The district takes its name from the old gunpowder mill complex, built by Asa Taylor in 1816 and operated by the Laflin & Rand Powder Company after 1869. It is located along the unnamed Orange Lake outlet brook which flows through the park just above its outlet at Quassaick Creek.

While it primarily produced powder for local residents' use in hunting and shooting sports, during the Civil War the Union Army procured some higher quality material. In the years before that conflict, local historian Edward Ruttenber claimed the mills were "the most complete and extensive works in the country" when they were under the ownership of a man named Daniel Rodgers.

After production stopped in the early 20th century, developers began building on houses on some of the property. Col. Frederic Adrian Delano (1863–1953), uncle of future President Franklin D. Roosevelt, purchased the remaining land, which included the core of the manufacturing operation, for use as a public park. Originally it was to have belonged to the City of Newburgh and in fact was deeded to the city, even though it was not contiguous with the city and is over a mile outside the city limits. The City of Newburgh maintained the park until the mid-1970s, at which time it became cost prohibitive and it gave up ownership. Eventually, Orange County purchased the property and it remains a part of the Orange County Parks and Recreation system to this day. It is adjacent to Cronomer Hill Park, which borders it across Powder Mill Road to the northwest. Cronomer Hill Park is a separate Orange County Park.
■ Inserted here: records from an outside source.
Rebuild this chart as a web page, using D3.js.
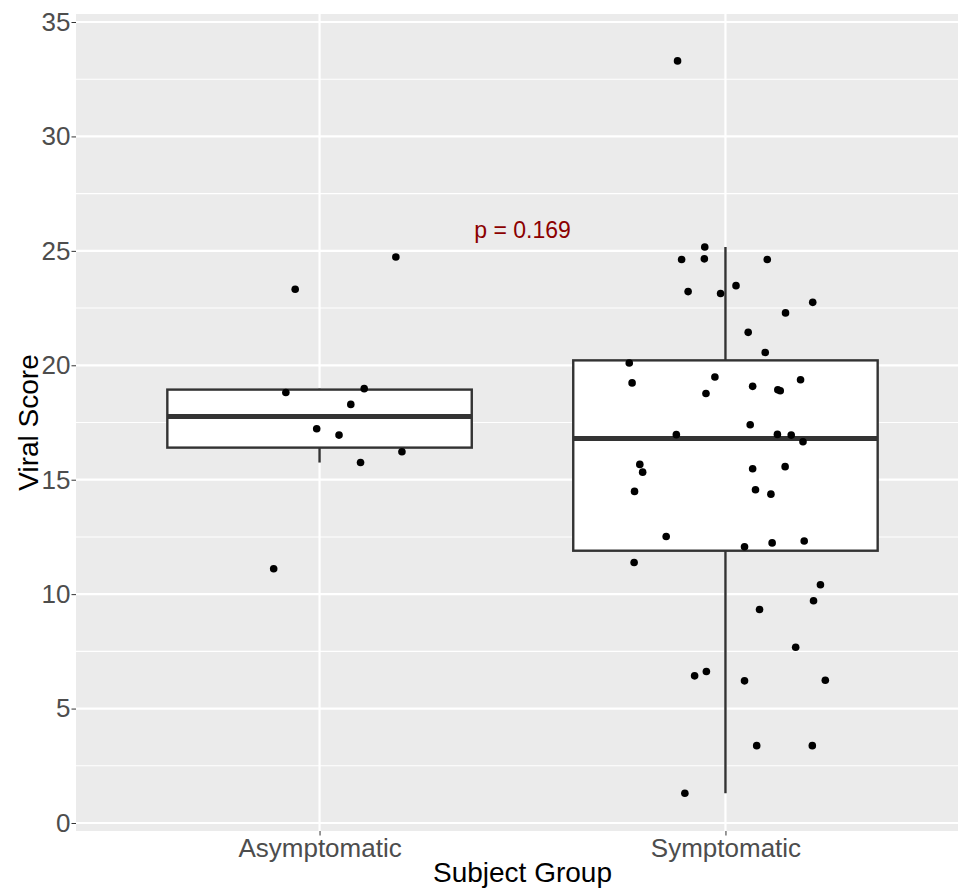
<!DOCTYPE html>
<html>
<head>
<meta charset="utf-8">
<script src="https://cdn.jsdelivr.net/npm/d3@7"></script>
<style>
  body { margin: 0; background: #fff; }
  text { font-family: "Liberation Sans", Arial, sans-serif; }
</style>
</head>
<body>
<div id="chart"></div>
<script>
// categories
const groups = ["Asymptomatic", "Symptomatic"];

// viral scores
const asymScores = [23.32, 24.73, 18.81, 18.98, 18.29, 17.23, 16.95, 16.22, 15.75, 11.11];
// horizontal jitter as a fraction of the category step
const asymJitter = [-0.060, 0.188, -0.083, 0.110, 0.077, -0.007, 0.048, 0.203, 0.101, -0.113];

const sympScores = [33.3, 25.17, 24.62, 24.65, 24.62, 23.22, 23.14, 23.48, 22.75, 22.29,
                    21.44, 20.56, 20.1, 19.23, 19.49, 18.77, 19.08, 18.93, 18.89, 19.37,
                    17.4, 16.97, 16.98, 16.95, 16.66, 15.67, 15.33, 15.48, 15.57, 14.49,
                    14.56, 14.37, 12.52, 12.07, 12.24, 12.32, 11.38, 10.41, 9.71, 9.33,
                    7.68, 6.43, 6.62, 6.21, 6.24, 3.38, 3.38, 1.30];
const sympJitter = [-0.118, -0.051, -0.108, -0.052, 0.103, -0.092, -0.012, 0.026, 0.215, 0.148,
                    0.056, 0.098, -0.237, -0.230, -0.026, -0.048, 0.067, 0.129, 0.135, 0.185,
                    0.061, -0.121, 0.128, 0.162, 0.191, -0.211, -0.204, 0.067, 0.147, -0.224,
                    0.074, 0.112, -0.146, 0.047, 0.115, 0.194, -0.225, 0.234, 0.217, 0.084,
                    0.173, -0.076, -0.047, 0.047, 0.246, 0.077, 0.214, -0.100];

const yTicks = [0, 5, 10, 15, 20, 25, 30, 35];
const yMinor = [2.5, 7.5, 12.5, 17.5, 22.5, 27.5, 32.5];
const pLabel = "p = 0.169";
const pLabelY = 25.55;

const width = 958, height = 888;
const panel = {left: 76, top: 14, right: 969, bottom: 831};

const svg = d3.select("#chart")
  .append("svg")
  .attr("width", width)
  .attr("height", height);

const xScale = d3.scalePoint()
  .domain(groups)
  .range([panel.left, panel.right])
  .padding(0.6);

const yScale = d3.scaleLinear()
  .domain([-0.35, 35.35])
  .range([panel.bottom, panel.top]);

const step = xScale.step();

// panel background
svg.append("rect")
  .attr("x", panel.left)
  .attr("y", panel.top)
  .attr("width", panel.right - panel.left)
  .attr("height", panel.bottom - panel.top)
  .attr("fill", "#EBEBEB");

// grid lines
svg.selectAll(".minor")
  .data(yMinor)
  .join("line")
  .attr("x1", panel.left).attr("x2", panel.right)
  .attr("y1", d => yScale(d)).attr("y2", d => yScale(d))
  .attr("stroke", "#fff").attr("stroke-width", 1.1);

svg.selectAll(".major")
  .data(yTicks)
  .join("line")
  .attr("x1", panel.left).attr("x2", panel.right)
  .attr("y1", d => yScale(d)).attr("y2", d => yScale(d))
  .attr("stroke", "#fff").attr("stroke-width", 2.2);

svg.selectAll(".vmajor")
  .data(groups)
  .join("line")
  .attr("x1", d => xScale(d)).attr("x2", d => xScale(d))
  .attr("y1", panel.top).attr("y2", panel.bottom)
  .attr("stroke", "#fff").attr("stroke-width", 2.2);

// y-axis
const yAxis = svg.append("g")
  .attr("transform", `translate(${panel.left},0)`)
  .call(d3.axisLeft(yScale).tickValues(yTicks).tickSize(4.5).tickPadding(1));
yAxis.select(".domain").remove();
yAxis.selectAll("line").attr("stroke", "#333");
yAxis.selectAll("text")
  .attr("fill", "#4D4D4D")
  .style("font-size", "26px")
  .style("font-family", "Liberation Sans, Arial, sans-serif");

// x-axis
const xAxis = svg.append("g")
  .attr("transform", `translate(0,${panel.bottom})`)
  .call(d3.axisBottom(xScale).tickSize(4.5).tickPadding(3));
xAxis.select(".domain").remove();
xAxis.selectAll("line").attr("stroke", "#333");
xAxis.selectAll("text")
  .attr("fill", "#4D4D4D")
  .style("font-size", "26px")
  .style("font-family", "Liberation Sans, Arial, sans-serif");

// axis labels
svg.append("text")
  .attr("x", (panel.left + panel.right) / 2)
  .attr("y", 882)
  .attr("text-anchor", "middle")
  .style("font-size", "28px")
  .text("Subject Group");

svg.append("text")
  .attr("transform", "rotate(-90)")
  .attr("x", -(panel.top + panel.bottom) / 2)
  .attr("y", 38)
  .attr("text-anchor", "middle")
  .style("font-size", "28px")
  .text("Viral Score");

// compute quartiles and whiskers like ggplot
function computeBoxPlotStats(values) {
  const v = values.slice().sort(d3.ascending);
  const q1 = d3.quantile(v, 0.25), median = d3.quantile(v, 0.5), q3 = d3.quantile(v, 0.75);
  const iqr = q3 - q1;
  return {
    q1, median, q3,
    lo: d3.min(v.filter(d => d >= q1 - 1.5 * iqr)),
    hi: d3.max(v.filter(d => d <= q3 + 1.5 * iqr))
  };
}

const series = [
  {group: "Asymptomatic", scores: asymScores, jitter: asymJitter},
  {group: "Symptomatic", scores: sympScores, jitter: sympJitter}
];

const boxWidth = step * 0.75;

series.forEach(s => {
  const stats = computeBoxPlotStats(s.scores);
  const x = xScale(s.group);

  // whiskers
  svg.append("line")
    .attr("x1", x).attr("x2", x)
    .attr("y1", yScale(stats.q3)).attr("y2", yScale(stats.hi))
    .attr("stroke", "#333").attr("stroke-width", 2.4);
  svg.append("line")
    .attr("x1", x).attr("x2", x)
    .attr("y1", yScale(stats.q1)).attr("y2", yScale(stats.lo))
    .attr("stroke", "#333").attr("stroke-width", 2.4);

  // box
  svg.append("rect")
    .attr("x", x - boxWidth / 2)
    .attr("y", yScale(stats.q3))
    .attr("width", boxWidth)
    .attr("height", yScale(stats.q1) - yScale(stats.q3))
    .attr("fill", "#fff")
    .attr("stroke", "#333")
    .attr("stroke-width", 2.4);

  // median
  svg.append("line")
    .attr("x1", x - boxWidth / 2).attr("x2", x + boxWidth / 2)
    .attr("y1", yScale(stats.median)).attr("y2", yScale(stats.median))
    .attr("stroke", "#333").attr("stroke-width", 5);
});

// jittered points
series.forEach(s => {
  svg.append("g")
    .selectAll("circle")
    .data(s.scores)
    .join("circle")
    .attr("cx", (d, i) => xScale(s.group) + s.jitter[i] * step)
    .attr("cy", d => yScale(d))
    .attr("r", 3.8)
    .attr("fill", "#000");
});

// p value
svg.append("text")
  .attr("x", (xScale(groups[0]) + xScale(groups[1])) / 2)
  .attr("y", yScale(pLabelY))
  .attr("text-anchor", "middle")
  .attr("fill", "#8B0000")
  .style("font-size", "23px")
  .text(pLabel);
</script>
</body>
</html>
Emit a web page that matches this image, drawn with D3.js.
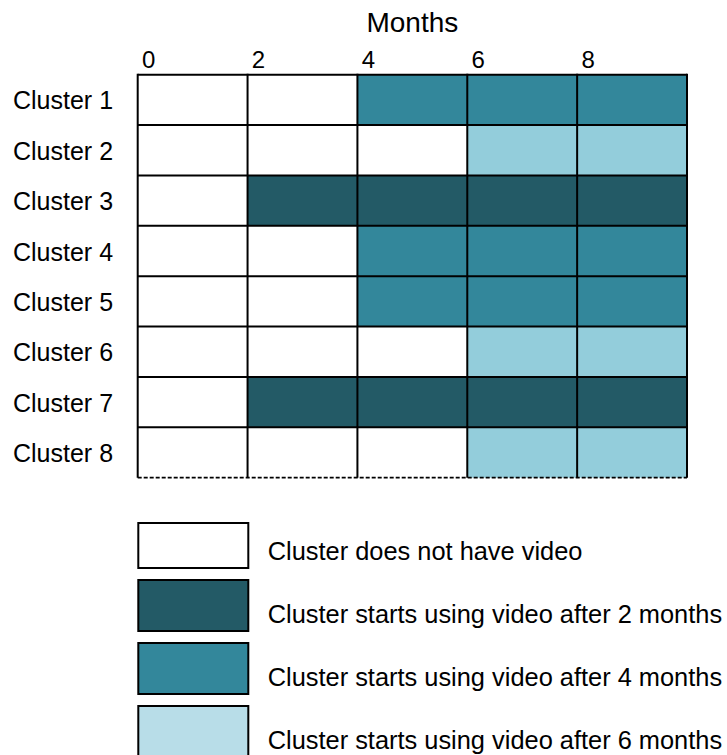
<!DOCTYPE html>
<html>
<head>
<meta charset="utf-8">
<script src="https://cdn.jsdelivr.net/npm/d3@7"></script>
<style>
  body { margin: 0; background: #fff; }
  svg { display: block; font-family: "Liberation Sans", Arial, sans-serif; }
</style>
</head>
<body>
<svg id="chart" width="727" height="755"></svg>
<script>
// clusters and the month each one starts using video (null = never)
const clusters = ['Cluster 1', 'Cluster 2', 'Cluster 3', 'Cluster 4',
                  'Cluster 5', 'Cluster 6', 'Cluster 7', 'Cluster 8'];
const startMonth = [4, 6, 2, 4, 4, 6, 2, 6];
const periods = [0, 2, 4, 6, 8];          // left edge of each 2-month column
const monthTicks = [0, 2, 4, 6, 8];
const legendLabels = [
  'Cluster does not have video',
  'Cluster starts using video after 2 months',
  'Cluster starts using video after 4 months',
  'Cluster starts using video after 6 months'
];
const legendKeys = [null, 2, 4, 6];

const cellColor = { 2: '#235a66', 4: '#33879b', 6: '#93cddb' };
const legendColor = { 2: '#235a66', 4: '#33879b', 6: '#b8dde8' };

const svg = d3.select('#chart');

const x = d3.scaleLinear().domain([0, 10]).range([137.7, 687]);
const y = d3.scaleBand().domain(clusters).range([74.7, 477.7]);

// cells
const cells = [];
clusters.forEach((c, i) => {
  periods.forEach(p => {
    cells.push({ cluster: c, month: p, start: startMonth[i] });
  });
});

svg.append('g').selectAll('rect')
  .data(cells)
  .join('rect')
    .attr('x', d => x(d.month))
    .attr('y', d => y(d.cluster))
    .attr('width', x(2) - x(0))
    .attr('height', y.bandwidth())
    .attr('fill', d => (d.start != null && d.month >= d.start) ? cellColor[d.start] : '#fff');

// grid lines
const grid = svg.append('g').attr('stroke', '#000').attr('stroke-width', 2);
grid.selectAll('line.h')
  .data(clusters)
  .join('line')
    .attr('class', 'h')
    .attr('x1', x(0)).attr('x2', x(10))
    .attr('y1', d => y(d)).attr('y2', d => y(d));
grid.selectAll('line.v')
  .data(periods.concat([10]))
  .join('line')
    .attr('class', 'v')
    .attr('x1', d => x(d)).attr('x2', d => x(d))
    .attr('y1', y.range()[0] - 1).attr('y2', y.range()[1]);
grid.append('line')
  .attr('x1', x(0)).attr('x2', x(10))
  .attr('y1', y.range()[1]).attr('y2', y.range()[1])
  .attr('stroke-width', 1.8)
  .attr('stroke-dasharray', '4,2');

// top axis labels
svg.append('g').selectAll('text')
  .data(monthTicks)
  .join('text')
    .attr('x', d => x(d) + 4.3)
    .attr('y', 67.5)
    .attr('font-size', 24)
    .text(d => d);

svg.append('text')
  .attr('x', (x(0) + x(10)) / 2)
  .attr('y', 31.7)
  .attr('text-anchor', 'middle')
  .attr('font-size', 28)
  .text('Months');

// row labels
svg.append('g').selectAll('text')
  .data(clusters)
  .join('text')
    .attr('x', 13)
    .attr('y', d => y(d) + y.bandwidth() / 2 + 9.5)
    .attr('font-size', 25)
    .text(d => d);

// legend
const legend = svg.append('g').selectAll('g')
  .data(legendLabels)
  .join('g');

const boxBottom = i => 568 + 63 * i;
legend.append('rect')
  .attr('x', 138.3)
  .attr('width', 110)
  .attr('y', (d, i) => boxBottom(i) - (i === 0 ? 45 : 51))
  .attr('height', (d, i) => i === 0 ? 45 : 51)
  .attr('fill', (d, i) => legendKeys[i] == null ? '#fff' : legendColor[legendKeys[i]])
  .attr('stroke', '#000')
  .attr('stroke-width', 2);

legend.append('text')
  .attr('x', 267.7)
  .attr('y', (d, i) => boxBottom(i) - 7.8)
  .attr('font-size', 25.4)
  .text(d => d);
</script>
</body>
</html>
Today the historic district includes 14 of these buildings which had been the core of the manufacturing operation as contributing properties. It was designed to incorporate the old buildings as an essential feature, and many of the roofless stone structures still stand next to the park's barbecue pits and picnic grounds. It is the only remaining 19th-century gunpowder production facility in New York. It was added to the National Register of Historic Places in 1997.